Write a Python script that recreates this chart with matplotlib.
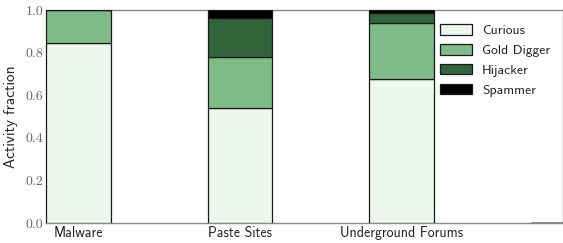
import matplotlib
matplotlib.use("Agg")
import matplotlib.pyplot as plt
import numpy as np

categories = ["Malware", "Paste Sites", "Underground Forums", ""]
series_names = ["Curious", "Gold Digger", "Hijacker", "Spammer"]
curious = [0.844, 0.538, 0.675, 0.0]
gold_digger = [0.156, 0.240, 0.262, 0.0]
hijacker = [0.0, 0.184, 0.047, 0.0]
spammer = [0.0, 0.038, 0.016, 0.0]
yticks = [0.0, 0.2, 0.4, 0.6, 0.8, 1.0]

colors = ["#edf7ed", "#7fbc8a", "#32633a", "#000000"]

plt.rcParams['axes.unicode_minus'] = False
fig = plt.figure(figsize=(5.63, 2.43), dpi=100)
ax = fig.add_axes([46/563, 20/243, 517/563, 213/243])

x = np.arange(len(categories))
width = 0.4
bottom = np.zeros(len(categories))
for name, vals, c in zip(series_names, [curious, gold_digger, hijacker, spammer], colors):
    vals = np.array(vals)
    ax.bar(x, vals, width, bottom=bottom, color=c, edgecolor="#1a1a1a",
           linewidth=0.9, label=name, align="center", zorder=3)
    bottom += vals

ax.set_xlim(-0.2, 2.99)
ax.set_ylim(0, 1.0)
ax.set_xticks(x)
ax.set_xticklabels(categories, fontfamily="cmss10", fontsize=10, color="#222222")
ax.set_yticks(yticks)
ax.set_yticklabels([f"{v:.1f}" for v in yticks], fontfamily="cmr10", fontsize=10, color="#666666")
ax.tick_params(length=0, pad=2)
ax.set_ylabel("Activity fraction", fontfamily="cmss10", fontsize=11, labelpad=5, color="#222222")
for s in ax.spines.values():
    s.set_color("#888888")
    s.set_linewidth(1.0)

leg = ax.legend(loc="upper left", bbox_to_anchor=(0.738, 0.99), frameon=False,
                prop={"family": "cmss10", "size": 9.8}, handlelength=2.4,
                handleheight=0.8, labelspacing=0.5, handletextpad=0.7)
for t in leg.get_texts():
    t.set_color("#222222")

fig.savefig("out.png", dpi=100)
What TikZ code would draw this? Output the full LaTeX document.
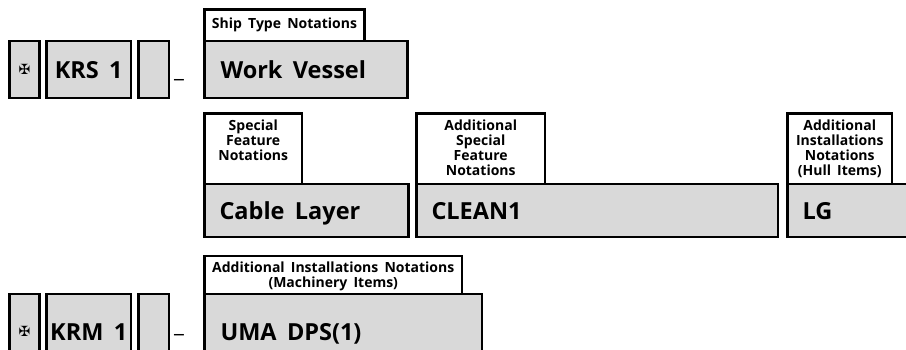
\documentclass[tikz,border=0pt]{standalone}
\usepackage{fontspec}
\setmainfont{Open Sans}[WordSpace=1.7]
\newfontfamily\symfont{DejaVu Sans}
\begin{document}
\begin{tikzpicture}[x=1pt,y=-1pt,
  box/.style={draw=black, line width=2.6pt, fill=gray!30, inner sep=0pt, outer sep=0pt, anchor=north west},
  tagbox/.style={draw=black, line width=2.6pt, fill=white, inner sep=0pt, outer sep=0pt, anchor=north west},
  big/.style={font=\fontsize{23.5}{26}\selectfont\bfseries, inner sep=0pt, outer sep=0pt},
  small/.style={font=\fontsize{14}{15}\selectfont\bfseries, inner sep=0pt, outer sep=0pt, align=center},
  dashmark/.style={font=\fontsize{22}{26}\selectfont, inner sep=0pt, outer sep=0pt, anchor=base},
  crossmark/.style={font=\symfont\fontsize{14}{14}\selectfont, inner sep=0pt}
]
\useasboundingbox (0,0) rectangle (906,350);
\clip (0,0) rectangle (906,350);

% ---------- Row 1 ----------
\node[box, minimum width=30pt, minimum height=57pt] (c1) at (9.5,41) {};
\node[box, minimum width=84.5pt, minimum height=57pt] (krs) at (46.5,41) {};
\node[box, minimum width=30.5pt, minimum height=57pt] (e1) at (138.5,41) {};
\node[tagbox, minimum width=160pt, minimum height=31.5pt] (shiptag) at (204.5,9.5) {};
\node[box, minimum width=203pt, minimum height=57pt] (wv) at (204.5,41) {};

\node[crossmark] (c1t) at (c1.center) {✠};
\node[big, anchor=base] (krst) at ([yshift=-9.5pt]krs.center) {KRS 1};
\node[dashmark] (d1) at (179,78) {\_};
\node[small] (shipt) at (shiptag.center) {Ship Type Notations};
\node[big, anchor=base west] (wvt) at ([xshift=16pt,yshift=-9.5pt]wv.west) {Work Vessel};

% ---------- Row 2 ----------
\node[tagbox, minimum width=97.5pt, minimum height=70.5pt] (sftag) at (204.5,113.5) {};
\node[box, minimum width=204pt, minimum height=53pt] (cable) at (204.5,184) {};
\node[tagbox, minimum width=128.5pt, minimum height=70.5pt] (asftag) at (416.5,113.5) {};
\node[box, minimum width=361.5pt, minimum height=53pt] (clean) at (416.5,184) {};
\node[tagbox, minimum width=104.5pt, minimum height=70.5pt] (lgtag) at (787.5,113.5) {};
\node[box, minimum width=130pt, minimum height=53pt] (lg) at (787.5,184) {};

\node[small, anchor=north] (sft) at ([yshift=-6.5pt]sftag.north) {Special\\Feature\\Notations};
\node[small, anchor=north] (asft) at ([yshift=-6.5pt]asftag.north) {Additional\\Special\\Feature\\Notations};
\node[small, anchor=north] (lgtt) at ([yshift=-6.5pt]lgtag.north) {Additional\\Installations\\Notations\\(Hull Items)};
\node[big, anchor=base west] (cablet) at ([xshift=15pt,yshift=-9.5pt]cable.west) {Cable Layer};
\node[big, anchor=base west] (cleant) at ([xshift=15pt,yshift=-9.5pt]clean.west) {CLEAN1};
\node[big, anchor=base west] (lgt) at ([xshift=15pt,yshift=-9.5pt]lg.west) {LG};

% ---------- Row 3 ----------
\node[box, minimum width=30pt, minimum height=74pt] (c2) at (9.5,294) {};
\node[box, minimum width=84.5pt, minimum height=74pt] (krm) at (46.5,294) {};
\node[box, minimum width=30.5pt, minimum height=74pt] (e2) at (138.5,294) {};
\node[tagbox, minimum width=257.5pt, minimum height=38pt] (aintag) at (204.5,256) {};
\node[box, minimum width=277.5pt, minimum height=74pt] (uma) at (204.5,294) {};

\node[crossmark] (c2t) at (c2.center) {✠};
\node[big, anchor=base] (krmt) at ([yshift=-9.5pt]krm.center) {KRM 1};
\node[dashmark] (d2) at (179,332) {\_};
\node[small, anchor=north] (aint) at ([yshift=-5.5pt]aintag.north) {Additional Installations Notations\\(Machinery Items)};
\node[big, anchor=base west] (umat) at ([xshift=16pt,yshift=-9.5pt]uma.west) {UMA DPS(1)};
\end{tikzpicture}
\end{document}
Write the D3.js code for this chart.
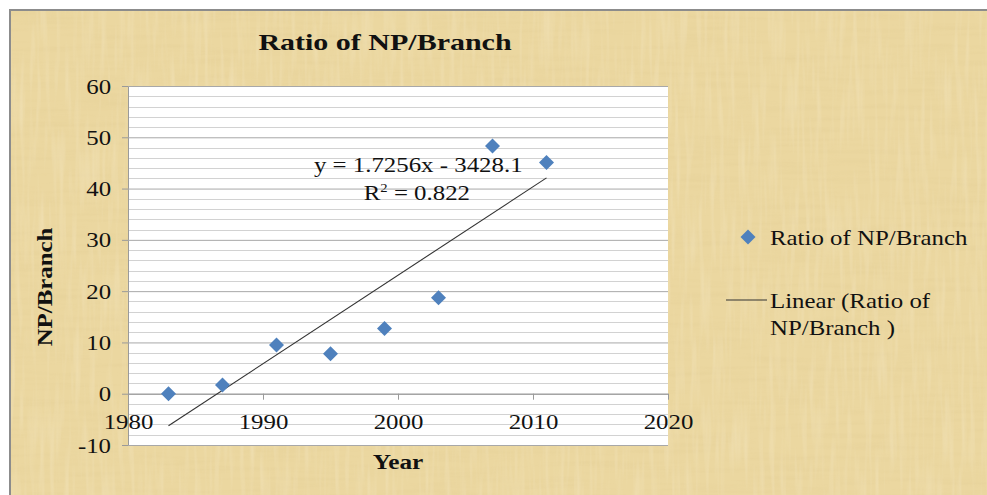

----

- Description of the task -
Ignore the images and quote every line of the listing exactly.

- Exercise solution -
Write a Python script that recreates this chart with matplotlib.
import matplotlib
matplotlib.use("Agg")
import matplotlib.pyplot as plt
import numpy as np

categories = ["Malware", "Paste Sites", "Underground Forums", ""]
series_names = ["Curious", "Gold Digger", "Hijacker", "Spammer"]
curious = [0.844, 0.538, 0.675, 0.0]
gold_digger = [0.156, 0.240, 0.262, 0.0]
hijacker = [0.0, 0.184, 0.047, 0.0]
spammer = [0.0, 0.038, 0.016, 0.0]
yticks = [0.0, 0.2, 0.4, 0.6, 0.8, 1.0]

colors = ["#edf7ed", "#7fbc8a", "#32633a", "#000000"]

plt.rcParams['axes.unicode_minus'] = False
fig = plt.figure(figsize=(5.63, 2.43), dpi=100)
ax = fig.add_axes([46/563, 20/243, 517/563, 213/243])

x = np.arange(len(categories))
width = 0.4
bottom = np.zeros(len(categories))
for name, vals, c in zip(series_names, [curious, gold_digger, hijacker, spammer], colors):
    vals = np.array(vals)
    ax.bar(x, vals, width, bottom=bottom, color=c, edgecolor="#1a1a1a",
           linewidth=0.9, label=name, align="center", zorder=3)
    bottom += vals

ax.set_xlim(-0.2, 2.99)
ax.set_ylim(0, 1.0)
ax.set_xticks(x)
ax.set_xticklabels(categories, fontfamily="cmss10", fontsize=10, color="#222222")
ax.set_yticks(yticks)
ax.set_yticklabels([f"{v:.1f}" for v in yticks], fontfamily="cmr10", fontsize=10, color="#666666")
ax.tick_params(length=0, pad=2)
ax.set_ylabel("Activity fraction", fontfamily="cmss10", fontsize=11, labelpad=5, color="#222222")
for s in ax.spines.values():
    s.set_color("#888888")
    s.set_linewidth(1.0)

leg = ax.legend(loc="upper left", bbox_to_anchor=(0.738, 0.99), frameon=False,
                prop={"family": "cmss10", "size": 9.8}, handlelength=2.4,
                handleheight=0.8, labelspacing=0.5, handletextpad=0.7)
for t in leg.get_texts():
    t.set_color("#222222")

fig.savefig("out.png", dpi=100)
What TikZ code would draw this? Output the full LaTeX document.
\documentclass[tikz,border=0pt]{standalone}
\usepackage{fontspec}
\setmainfont{Open Sans}[WordSpace=1.7]
\newfontfamily\symfont{DejaVu Sans}
\begin{document}
\begin{tikzpicture}[x=1pt,y=-1pt,
  box/.style={draw=black, line width=2.6pt, fill=gray!30, inner sep=0pt, outer sep=0pt, anchor=north west},
  tagbox/.style={draw=black, line width=2.6pt, fill=white, inner sep=0pt, outer sep=0pt, anchor=north west},
  big/.style={font=\fontsize{23.5}{26}\selectfont\bfseries, inner sep=0pt, outer sep=0pt},
  small/.style={font=\fontsize{14}{15}\selectfont\bfseries, inner sep=0pt, outer sep=0pt, align=center},
  dashmark/.style={font=\fontsize{22}{26}\selectfont, inner sep=0pt, outer sep=0pt, anchor=base},
  crossmark/.style={font=\symfont\fontsize{14}{14}\selectfont, inner sep=0pt}
]
\useasboundingbox (0,0) rectangle (906,350);
\clip (0,0) rectangle (906,350);

% ---------- Row 1 ----------
\node[box, minimum width=30pt, minimum height=57pt] (c1) at (9.5,41) {};
\node[box, minimum width=84.5pt, minimum height=57pt] (krs) at (46.5,41) {};
\node[box, minimum width=30.5pt, minimum height=57pt] (e1) at (138.5,41) {};
\node[tagbox, minimum width=160pt, minimum height=31.5pt] (shiptag) at (204.5,9.5) {};
\node[box, minimum width=203pt, minimum height=57pt] (wv) at (204.5,41) {};

\node[crossmark] (c1t) at (c1.center) {✠};
\node[big, anchor=base] (krst) at ([yshift=-9.5pt]krs.center) {KRS 1};
\node[dashmark] (d1) at (179,78) {\_};
\node[small] (shipt) at (shiptag.center) {Ship Type Notations};
\node[big, anchor=base west] (wvt) at ([xshift=16pt,yshift=-9.5pt]wv.west) {Work Vessel};

% ---------- Row 2 ----------
\node[tagbox, minimum width=97.5pt, minimum height=70.5pt] (sftag) at (204.5,113.5) {};
\node[box, minimum width=204pt, minimum height=53pt] (cable) at (204.5,184) {};
\node[tagbox, minimum width=128.5pt, minimum height=70.5pt] (asftag) at (416.5,113.5) {};
\node[box, minimum width=361.5pt, minimum height=53pt] (clean) at (416.5,184) {};
\node[tagbox, minimum width=104.5pt, minimum height=70.5pt] (lgtag) at (787.5,113.5) {};
\node[box, minimum width=130pt, minimum height=53pt] (lg) at (787.5,184) {};

\node[small, anchor=north] (sft) at ([yshift=-6.5pt]sftag.north) {Special\\Feature\\Notations};
\node[small, anchor=north] (asft) at ([yshift=-6.5pt]asftag.north) {Additional\\Special\\Feature\\Notations};
\node[small, anchor=north] (lgtt) at ([yshift=-6.5pt]lgtag.north) {Additional\\Installations\\Notations\\(Hull Items)};
\node[big, anchor=base west] (cablet) at ([xshift=15pt,yshift=-9.5pt]cable.west) {Cable Layer};
\node[big, anchor=base west] (cleant) at ([xshift=15pt,yshift=-9.5pt]clean.west) {CLEAN1};
\node[big, anchor=base west] (lgt) at ([xshift=15pt,yshift=-9.5pt]lg.west) {LG};

% ---------- Row 3 ----------
\node[box, minimum width=30pt, minimum height=74pt] (c2) at (9.5,294) {};
\node[box, minimum width=84.5pt, minimum height=74pt] (krm) at (46.5,294) {};
\node[box, minimum width=30.5pt, minimum height=74pt] (e2) at (138.5,294) {};
\node[tagbox, minimum width=257.5pt, minimum height=38pt] (aintag) at (204.5,256) {};
\node[box, minimum width=277.5pt, minimum height=74pt] (uma) at (204.5,294) {};

\node[crossmark] (c2t) at (c2.center) {✠};
\node[big, anchor=base] (krmt) at ([yshift=-9.5pt]krm.center) {KRM 1};
\node[dashmark] (d2) at (179,332) {\_};
\node[small, anchor=north] (aint) at ([yshift=-5.5pt]aintag.north) {Additional Installations Notations\\(Machinery Items)};
\node[big, anchor=base west] (umat) at ([xshift=16pt,yshift=-9.5pt]uma.west) {UMA DPS(1)};
\end{tikzpicture}
\end{document}
Write the D3.js code for this chart.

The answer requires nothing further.